_Stated problem_
Reproduce the lines of the material exactly, excluding every image.

+ + + +

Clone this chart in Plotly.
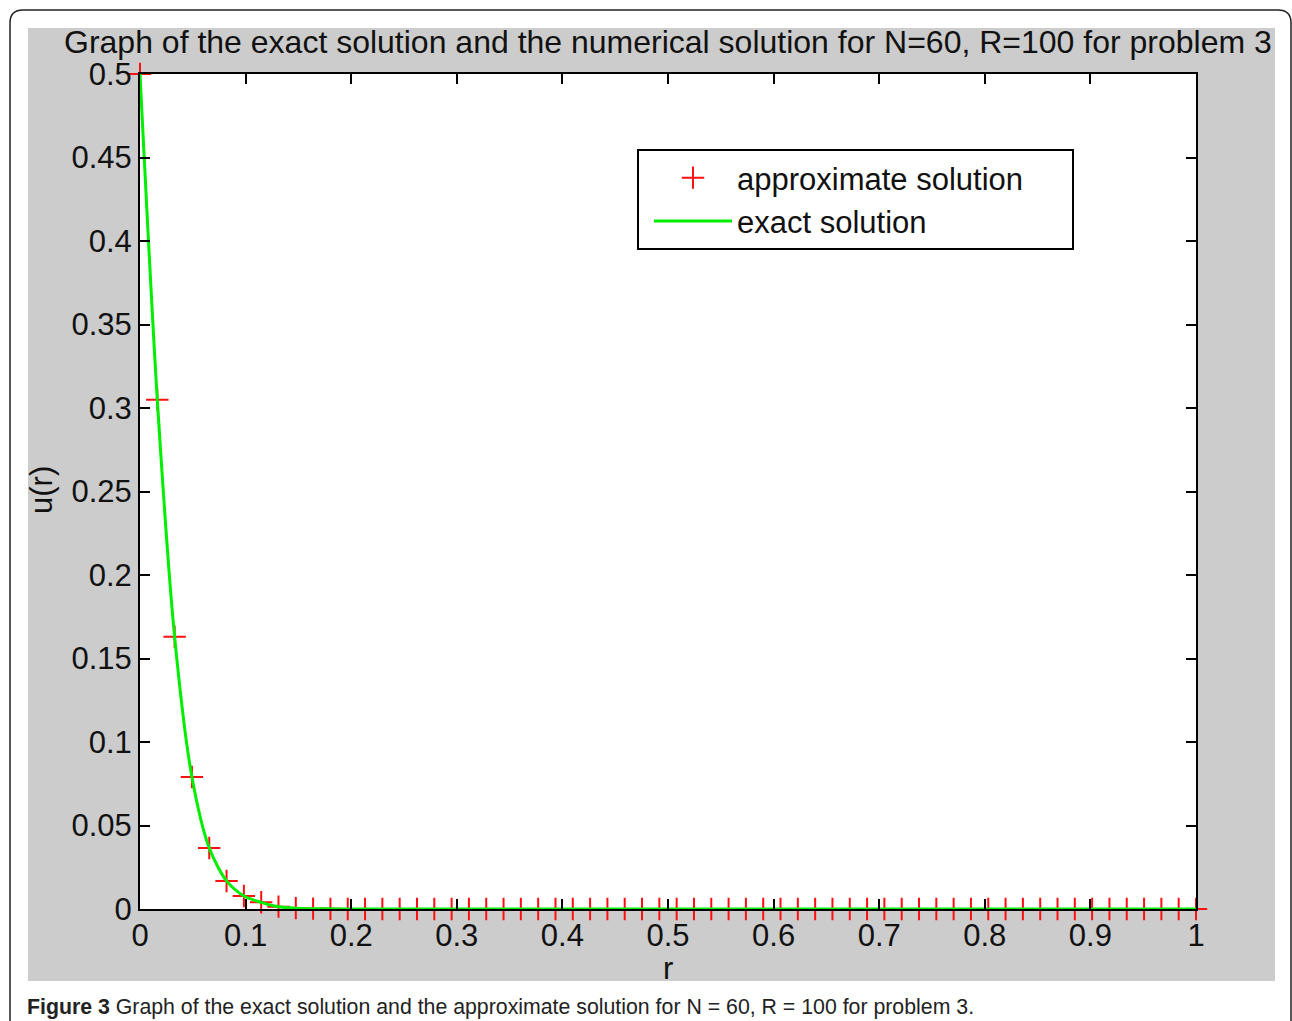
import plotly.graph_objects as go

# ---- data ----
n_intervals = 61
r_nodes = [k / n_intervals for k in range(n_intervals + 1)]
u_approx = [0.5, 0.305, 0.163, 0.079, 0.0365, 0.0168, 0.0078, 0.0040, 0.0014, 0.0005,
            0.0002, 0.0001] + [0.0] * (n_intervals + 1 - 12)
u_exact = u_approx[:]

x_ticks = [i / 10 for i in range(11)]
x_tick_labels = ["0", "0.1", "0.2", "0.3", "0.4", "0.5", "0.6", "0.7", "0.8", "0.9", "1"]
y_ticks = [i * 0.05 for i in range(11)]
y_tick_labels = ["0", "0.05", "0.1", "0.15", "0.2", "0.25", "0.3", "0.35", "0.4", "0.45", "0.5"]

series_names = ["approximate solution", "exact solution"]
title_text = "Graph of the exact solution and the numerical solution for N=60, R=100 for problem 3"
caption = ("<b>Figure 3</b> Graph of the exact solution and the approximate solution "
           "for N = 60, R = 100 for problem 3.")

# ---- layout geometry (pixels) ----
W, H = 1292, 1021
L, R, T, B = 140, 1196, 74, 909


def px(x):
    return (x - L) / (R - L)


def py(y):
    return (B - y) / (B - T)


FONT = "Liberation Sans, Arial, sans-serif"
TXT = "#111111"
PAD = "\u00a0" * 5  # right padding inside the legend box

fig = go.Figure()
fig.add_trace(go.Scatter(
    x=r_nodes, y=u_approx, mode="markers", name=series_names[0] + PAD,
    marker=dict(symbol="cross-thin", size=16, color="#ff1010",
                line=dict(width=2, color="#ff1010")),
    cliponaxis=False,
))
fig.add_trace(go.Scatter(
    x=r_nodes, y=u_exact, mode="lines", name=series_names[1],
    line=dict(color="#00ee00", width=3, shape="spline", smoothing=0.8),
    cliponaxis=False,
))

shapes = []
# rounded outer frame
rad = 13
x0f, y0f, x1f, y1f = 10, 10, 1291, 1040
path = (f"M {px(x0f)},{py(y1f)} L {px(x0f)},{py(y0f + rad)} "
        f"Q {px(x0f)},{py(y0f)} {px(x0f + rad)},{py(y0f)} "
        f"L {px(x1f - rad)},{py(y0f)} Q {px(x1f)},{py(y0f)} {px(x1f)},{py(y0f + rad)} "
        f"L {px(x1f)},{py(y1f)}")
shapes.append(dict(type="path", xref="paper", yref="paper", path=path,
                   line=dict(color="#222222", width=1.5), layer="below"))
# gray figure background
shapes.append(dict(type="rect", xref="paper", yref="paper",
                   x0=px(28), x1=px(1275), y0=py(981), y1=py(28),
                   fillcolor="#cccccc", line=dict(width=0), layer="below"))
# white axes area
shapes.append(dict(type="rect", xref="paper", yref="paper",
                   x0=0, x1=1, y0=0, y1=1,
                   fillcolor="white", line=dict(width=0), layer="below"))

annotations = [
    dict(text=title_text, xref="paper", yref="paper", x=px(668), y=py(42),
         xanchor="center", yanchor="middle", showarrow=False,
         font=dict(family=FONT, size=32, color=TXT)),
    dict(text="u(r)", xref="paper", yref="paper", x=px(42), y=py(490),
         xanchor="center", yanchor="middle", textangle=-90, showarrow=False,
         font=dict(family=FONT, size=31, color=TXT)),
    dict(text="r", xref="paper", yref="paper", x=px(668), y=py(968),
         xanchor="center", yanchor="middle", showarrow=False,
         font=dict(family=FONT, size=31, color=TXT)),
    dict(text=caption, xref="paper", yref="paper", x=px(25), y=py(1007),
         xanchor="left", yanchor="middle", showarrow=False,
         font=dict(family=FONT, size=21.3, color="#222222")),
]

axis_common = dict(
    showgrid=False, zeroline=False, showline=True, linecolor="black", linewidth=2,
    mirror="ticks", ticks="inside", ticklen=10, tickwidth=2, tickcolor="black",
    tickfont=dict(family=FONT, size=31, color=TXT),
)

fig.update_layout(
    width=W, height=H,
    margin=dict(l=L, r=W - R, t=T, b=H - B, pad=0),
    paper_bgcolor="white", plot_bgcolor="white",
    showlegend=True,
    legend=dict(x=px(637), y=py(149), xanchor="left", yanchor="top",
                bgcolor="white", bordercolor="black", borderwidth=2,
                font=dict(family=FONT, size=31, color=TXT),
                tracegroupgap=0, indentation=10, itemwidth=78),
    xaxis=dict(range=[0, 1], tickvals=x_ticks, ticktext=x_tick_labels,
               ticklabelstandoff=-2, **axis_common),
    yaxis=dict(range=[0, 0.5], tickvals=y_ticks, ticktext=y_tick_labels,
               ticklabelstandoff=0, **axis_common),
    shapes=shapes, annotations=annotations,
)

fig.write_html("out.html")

+ + + +

_Answer in full_
Clone this chart in Plotly.
import plotly.graph_objects as go

# ---- data ----
n_intervals = 61
r_nodes = [k / n_intervals for k in range(n_intervals + 1)]
u_approx = [0.5, 0.305, 0.163, 0.079, 0.0365, 0.0168, 0.0078, 0.0040, 0.0014, 0.0005,
            0.0002, 0.0001] + [0.0] * (n_intervals + 1 - 12)
u_exact = u_approx[:]

x_ticks = [i / 10 for i in range(11)]
x_tick_labels = ["0", "0.1", "0.2", "0.3", "0.4", "0.5", "0.6", "0.7", "0.8", "0.9", "1"]
y_ticks = [i * 0.05 for i in range(11)]
y_tick_labels = ["0", "0.05", "0.1", "0.15", "0.2", "0.25", "0.3", "0.35", "0.4", "0.45", "0.5"]

series_names = ["approximate solution", "exact solution"]
title_text = "Graph of the exact solution and the numerical solution for N=60, R=100 for problem 3"
caption = ("<b>Figure 3</b> Graph of the exact solution and the approximate solution "
           "for N = 60, R = 100 for problem 3.")

# ---- layout geometry (pixels) ----
W, H = 1292, 1021
L, R, T, B = 140, 1196, 74, 909


def px(x):
    return (x - L) / (R - L)


def py(y):
    return (B - y) / (B - T)


FONT = "Liberation Sans, Arial, sans-serif"
TXT = "#111111"
PAD = "\u00a0" * 5  # right padding inside the legend box

fig = go.Figure()
fig.add_trace(go.Scatter(
    x=r_nodes, y=u_approx, mode="markers", name=series_names[0] + PAD,
    marker=dict(symbol="cross-thin", size=16, color="#ff1010",
                line=dict(width=2, color="#ff1010")),
    cliponaxis=False,
))
fig.add_trace(go.Scatter(
    x=r_nodes, y=u_exact, mode="lines", name=series_names[1],
    line=dict(color="#00ee00", width=3, shape="spline", smoothing=0.8),
    cliponaxis=False,
))

shapes = []
# rounded outer frame
rad = 13
x0f, y0f, x1f, y1f = 10, 10, 1291, 1040
path = (f"M {px(x0f)},{py(y1f)} L {px(x0f)},{py(y0f + rad)} "
        f"Q {px(x0f)},{py(y0f)} {px(x0f + rad)},{py(y0f)} "
        f"L {px(x1f - rad)},{py(y0f)} Q {px(x1f)},{py(y0f)} {px(x1f)},{py(y0f + rad)} "
        f"L {px(x1f)},{py(y1f)}")
shapes.append(dict(type="path", xref="paper", yref="paper", path=path,
                   line=dict(color="#222222", width=1.5), layer="below"))
# gray figure background
shapes.append(dict(type="rect", xref="paper", yref="paper",
                   x0=px(28), x1=px(1275), y0=py(981), y1=py(28),
                   fillcolor="#cccccc", line=dict(width=0), layer="below"))
# white axes area
shapes.append(dict(type="rect", xref="paper", yref="paper",
                   x0=0, x1=1, y0=0, y1=1,
                   fillcolor="white", line=dict(width=0), layer="below"))

annotations = [
    dict(text=title_text, xref="paper", yref="paper", x=px(668), y=py(42),
         xanchor="center", yanchor="middle", showarrow=False,
         font=dict(family=FONT, size=32, color=TXT)),
    dict(text="u(r)", xref="paper", yref="paper", x=px(42), y=py(490),
         xanchor="center", yanchor="middle", textangle=-90, showarrow=False,
         font=dict(family=FONT, size=31, color=TXT)),
    dict(text="r", xref="paper", yref="paper", x=px(668), y=py(968),
         xanchor="center", yanchor="middle", showarrow=False,
         font=dict(family=FONT, size=31, color=TXT)),
    dict(text=caption, xref="paper", yref="paper", x=px(25), y=py(1007),
         xanchor="left", yanchor="middle", showarrow=False,
         font=dict(family=FONT, size=21.3, color="#222222")),
]

axis_common = dict(
    showgrid=False, zeroline=False, showline=True, linecolor="black", linewidth=2,
    mirror="ticks", ticks="inside", ticklen=10, tickwidth=2, tickcolor="black",
    tickfont=dict(family=FONT, size=31, color=TXT),
)

fig.update_layout(
    width=W, height=H,
    margin=dict(l=L, r=W - R, t=T, b=H - B, pad=0),
    paper_bgcolor="white", plot_bgcolor="white",
    showlegend=True,
    legend=dict(x=px(637), y=py(149), xanchor="left", yanchor="top",
                bgcolor="white", bordercolor="black", borderwidth=2,
                font=dict(family=FONT, size=31, color=TXT),
                tracegroupgap=0, indentation=10, itemwidth=78),
    xaxis=dict(range=[0, 1], tickvals=x_ticks, ticktext=x_tick_labels,
               ticklabelstandoff=-2, **axis_common),
    yaxis=dict(range=[0, 0.5], tickvals=y_ticks, ticktext=y_tick_labels,
               ticklabelstandoff=0, **axis_common),
    shapes=shapes, annotations=annotations,
)

fig.write_html("out.html")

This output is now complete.